Now for the fun part:

git checkout master

And all our changes have disappeared! Even if we access from another window!

But we can revert with

git checkout changes1

Now we combine them:

git checkout master
git merge changes1

At this point we could delete the changes1 branch with git branch -d changes1.

Auto-merging works here because we simply added to the changed files, and didn't commit corresponding changes to the master branch. Had we done that, we'd be forced to merge manually.

For example, suppose we do the above, but commit this to changes1:

one:
    import sys
    sys.path.append('.')
    import two
    print('getting ready to call two.foo()')
    two.foo()

And this to master:

one:
    import sys
    sys.path.append('.')
    import two
    print('about to call two.foo()')
    two.foo()

Now when we try git merge changes1 (from within master), we get

Auto-merging one.py
CONFLICT (content): Merge conflict in one.py
Automatic merge failed; fix conflicts and then commit the result.

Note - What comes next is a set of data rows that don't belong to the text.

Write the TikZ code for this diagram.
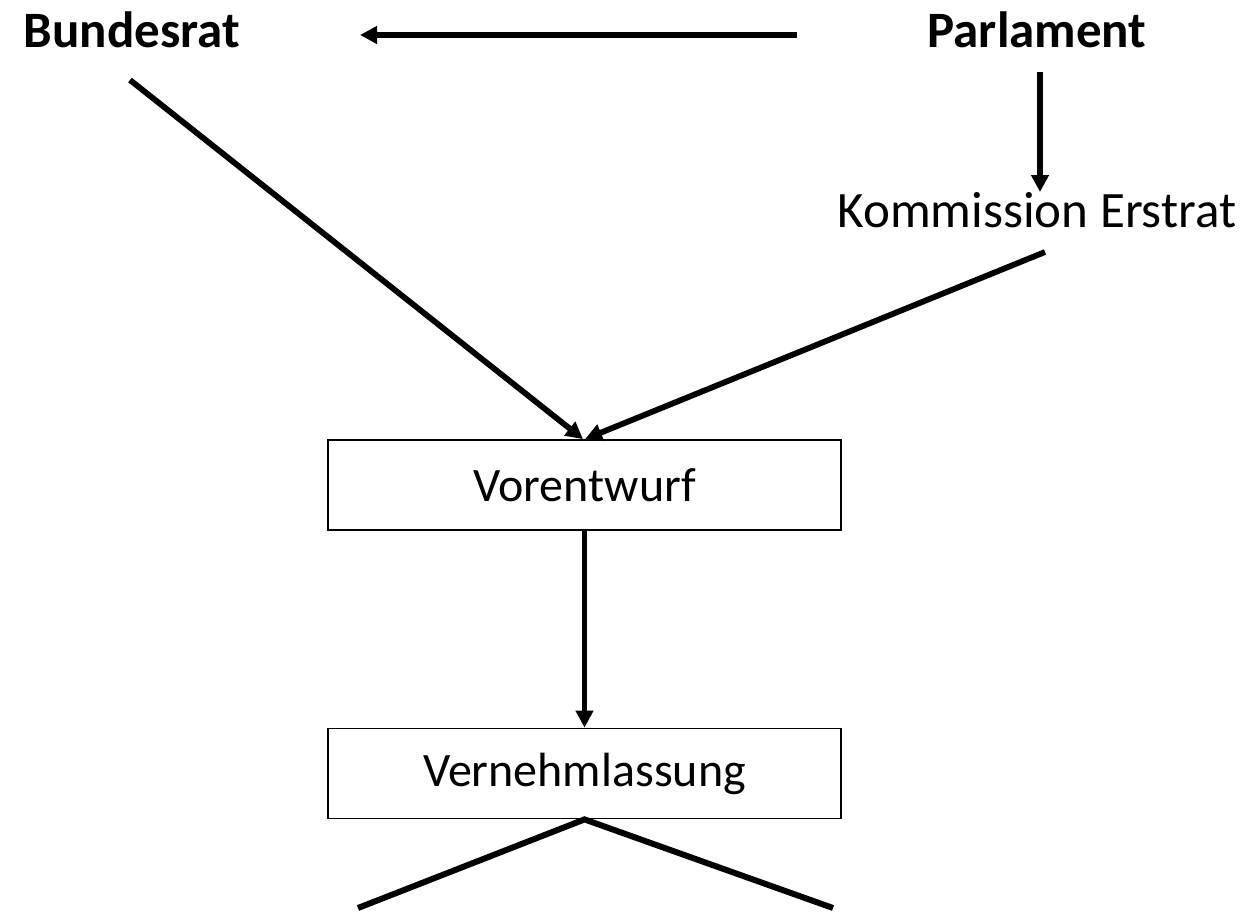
\documentclass[tikz,border=0pt]{standalone}
\usepackage{fontspec}
\setmainfont{Carlito}
\usetikzlibrary{arrows.meta}
\begin{document}
\begin{tikzpicture}[x=1pt,y=-1pt,
  conn/.style={line width=5.8pt,-{Triangle[length=17pt,width=17pt]}},
  plain/.style={line width=6pt},
  head/.style={font=\bfseries\fontsize{51}{60}\selectfont,inner sep=0pt},
  lbl/.style={font=\fontsize{51}{60}\selectfont,inner sep=0pt},
  box/.style={draw,line width=1.8pt,minimum width=513pt,minimum height=90pt,font=\fontsize{48}{56}\selectfont,inner sep=0pt}]
\useasboundingbox (0,0) rectangle (1253,913);
\node[head] (bund) at (132,30) {Bundesrat};
\node[head] (parl) at (1037,30) {Parlament};
\node[lbl] (komm) at (1037,210) {Kommission Erstrat};
\node[box] (vor) at (584.5,485) {Vorentwurf};
\node[box] (vern) at (584.5,773.5) {Vernehmlassung};
\coordinate (hs) at (797,35);
\coordinate (he) at (360,35);
\draw[conn] (hs) -- (he);
\coordinate (ps) at (1040,72);
\coordinate (pe) at (1040,192);
\draw[conn] (ps) -- (pe);
\coordinate (bs) at (130,80);
\coordinate (ks) at (1045,252);
\draw[conn] (bs) -- (vor.north -| 583,0);
\draw[conn] (ks) -- (vor.north -| 585,0);
\draw[conn] (vor.south) -- (vern.north);
\coordinate (l) at (358,908);
\coordinate (r) at (833,908);
\draw[plain] (l) -- (vern.south) -- (r);
\end{tikzpicture}
\end{document}
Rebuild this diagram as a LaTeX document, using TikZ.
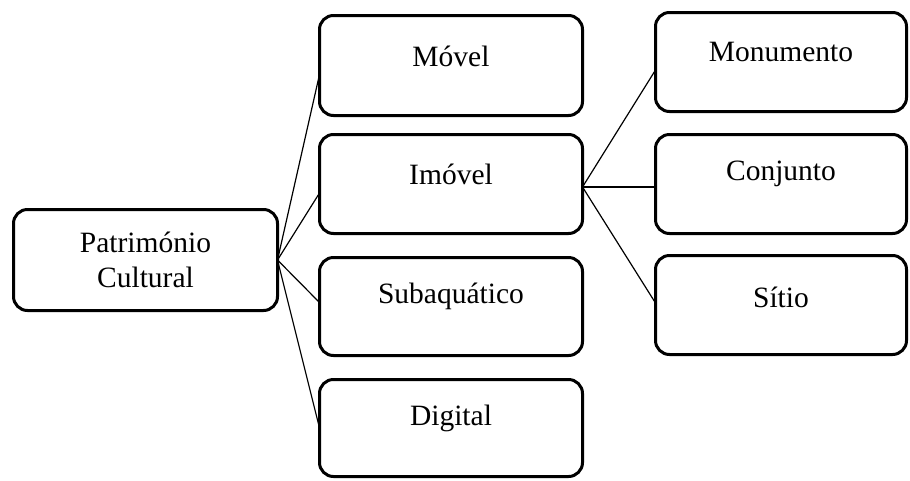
\documentclass[tikz,border=0pt]{standalone}
\usepackage{fontspec}
\setmainfont{Liberation Serif}
\begin{document}
\begin{tikzpicture}[x=1pt,y=-1pt,
  box/.style={draw, line width=3pt, rounded corners=14pt, inner sep=0pt, outer sep=0pt},
  lbl/.style={font=\fontsize{29.5}{35}\selectfont, inner sep=0pt},
  conn/.style={line width=1.2pt}]
\useasboundingbox (0,0) rectangle (910,480);
% root
\node[box, lbl, align=center, minimum width=264pt, minimum height=101pt] (pc) at (145.5,260) {Património\\Cultural};
% middle column
\node[box, minimum width=263pt, minimum height=100pt, label={[lbl,yshift=9pt]center:Móvel}] (mov) at (451,65.5) {};
\node[box, minimum width=263pt, minimum height=99pt, label={[lbl,yshift=10pt]center:Imóvel}] (imo) at (451,184) {};
\node[box, minimum width=263pt, minimum height=98pt, label={[lbl,yshift=10pt]center:Subaquático}] (sub) at (451,306.5) {};
\node[box, minimum width=263pt, minimum height=97pt, label={[lbl,yshift=10pt]center:Digital}] (dig) at (451,428) {};
% right column
\node[box, minimum width=251pt, minimum height=99pt, label={[lbl,yshift=10pt]center:Monumento}] (mon) at (781,62) {};
\node[box, minimum width=251pt, minimum height=99pt, label={[lbl,yshift=10pt]center:Conjunto}] (con) at (781,184) {};
\node[box, minimum width=251pt, minimum height=99pt, label={[lbl,yshift=8pt]center:Sítio}] (sit) at (781,305) {};
% connectors
\draw[conn] (pc.east) -- ([yshift=-9pt]mov.west);
\draw[conn] (pc.east) -- ([yshift=-9pt]imo.west);
\draw[conn] (pc.east) -- ([yshift=4pt]sub.west);
\draw[conn] (pc.east) -- (dig.west);
\draw[conn] ([yshift=-3pt]imo.east) -- ([yshift=-8pt]mon.west);
\draw[conn] ([yshift=-3pt]imo.east) -- ([yshift=-3pt]con.west);
\draw[conn] ([yshift=-3pt]imo.east) -- ([yshift=2pt]sit.west);
\end{tikzpicture}
\end{document}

If we try git diff, we get this (note that git is keeping track of the fact that we're attempting a merge):

diff --cc one.py
index 8be88c0,040e69a..0000000
--- a/one.py
+++ b/one.py
@@@ -1,5 -1,5 +1,9 @@@
  import sys
  sys.path.append('.')
  import two
++<<<<<<< HEAD
 +print('geting ready to call two.foo()')
++=======
+ print('about to call two.foo()')
++>>>>>>> changes1
  two.foo()

This is a form of the diff command; it attempts a line-by-line file comparison. It is successful, in that it does illustrate what lines are different. One way to fix this is to modify changes1/one.py until it's consistent with master/one.py; you may need git merge --abort to be able to go back to the changes1 branch.

Cloning

Now let's try cloning (sometimes called forking, though forking is really a social construct meaning that you are starting a new project; cloning typically means that you intend to merge your changes back into the original, but need to work on a copy for the time being):

cd ..
mkdir project2
cd project2
git clone ../project1

Now we have an entirely separate directory (the actual files are in project2/project1). The project2 team can, if allowed, push their changes back into project1, or ask the project1 team to pull the changes from project2 into project1.

Let's have project2 make some changes. We'll add this line to the end of one.py:

print('done with two.foo()')

Now, let's go back to project1, and enter

git remote add p2 ../project2/project1

And then for the pull:

git pull p2 master

Now our project2 changes are merged into project1!

If we wanted the clone to be at the top level of project2, we could have done this, from within project1:

git clone . ../project2

Here's an example of a remote clone:

git clone https://github.com/OrgName/ProjectName.git

This clones the remote repository. Github is set up to make this easy.